**What you have to do**
Only the lines from the start of the data to the line containing "['#E41E28', '#7B4393', '#32A39F', '#C83C92', '#4C9F47'];", both included, should be output, exactly and without pictures.

• • •

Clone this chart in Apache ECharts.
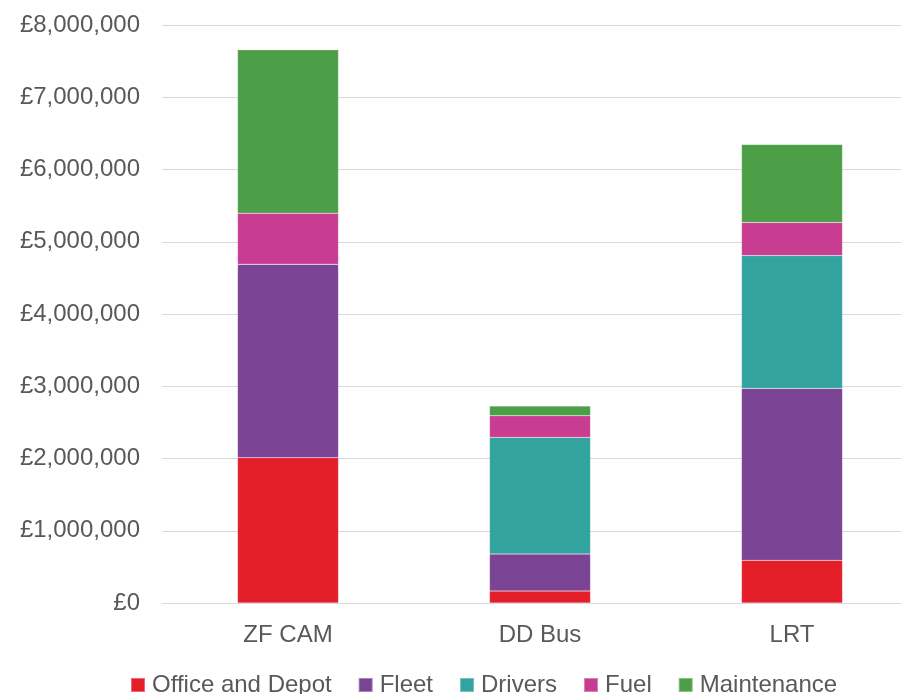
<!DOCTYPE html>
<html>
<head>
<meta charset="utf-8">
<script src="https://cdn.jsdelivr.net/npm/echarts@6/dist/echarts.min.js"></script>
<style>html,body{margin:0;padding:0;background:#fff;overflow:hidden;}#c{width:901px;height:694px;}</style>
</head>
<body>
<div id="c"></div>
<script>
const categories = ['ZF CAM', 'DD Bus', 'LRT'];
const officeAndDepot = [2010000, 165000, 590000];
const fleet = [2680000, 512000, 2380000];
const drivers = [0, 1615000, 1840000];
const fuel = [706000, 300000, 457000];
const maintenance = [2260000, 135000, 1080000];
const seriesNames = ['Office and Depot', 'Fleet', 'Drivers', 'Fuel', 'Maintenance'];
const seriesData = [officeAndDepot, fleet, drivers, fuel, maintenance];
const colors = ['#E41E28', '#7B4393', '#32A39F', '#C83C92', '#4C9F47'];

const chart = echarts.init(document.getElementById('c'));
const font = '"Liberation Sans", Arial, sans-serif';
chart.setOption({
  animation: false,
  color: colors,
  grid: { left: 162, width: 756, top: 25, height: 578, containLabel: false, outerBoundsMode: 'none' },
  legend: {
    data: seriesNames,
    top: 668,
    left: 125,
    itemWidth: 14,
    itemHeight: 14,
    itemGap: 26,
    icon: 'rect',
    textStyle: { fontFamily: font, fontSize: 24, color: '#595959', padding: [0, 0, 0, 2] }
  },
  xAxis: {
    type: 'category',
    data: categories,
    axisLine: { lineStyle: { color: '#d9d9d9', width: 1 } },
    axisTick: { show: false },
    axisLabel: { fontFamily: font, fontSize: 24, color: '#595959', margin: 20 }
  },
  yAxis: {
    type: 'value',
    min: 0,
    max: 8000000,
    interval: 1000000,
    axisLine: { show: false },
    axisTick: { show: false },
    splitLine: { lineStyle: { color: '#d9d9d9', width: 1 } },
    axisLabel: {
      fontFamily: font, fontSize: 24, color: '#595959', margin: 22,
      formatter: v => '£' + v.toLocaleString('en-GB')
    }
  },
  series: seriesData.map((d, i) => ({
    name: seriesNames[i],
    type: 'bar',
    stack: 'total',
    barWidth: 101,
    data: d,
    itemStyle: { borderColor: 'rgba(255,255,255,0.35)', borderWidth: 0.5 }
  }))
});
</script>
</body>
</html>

• • •

**Exercise answer**
Clone this chart in Apache ECharts.
<!DOCTYPE html>
<html>
<head>
<meta charset="utf-8">
<script src="https://cdn.jsdelivr.net/npm/echarts@6/dist/echarts.min.js"></script>
<style>html,body{margin:0;padding:0;background:#fff;overflow:hidden;}#c{width:901px;height:694px;}</style>
</head>
<body>
<div id="c"></div>
<script>
const categories = ['ZF CAM', 'DD Bus', 'LRT'];
const officeAndDepot = [2010000, 165000, 590000];
const fleet = [2680000, 512000, 2380000];
const drivers = [0, 1615000, 1840000];
const fuel = [706000, 300000, 457000];
const maintenance = [2260000, 135000, 1080000];
const seriesNames = ['Office and Depot', 'Fleet', 'Drivers', 'Fuel', 'Maintenance'];
const seriesData = [officeAndDepot, fleet, drivers, fuel, maintenance];
const colors = ['#E41E28', '#7B4393', '#32A39F', '#C83C92', '#4C9F47'];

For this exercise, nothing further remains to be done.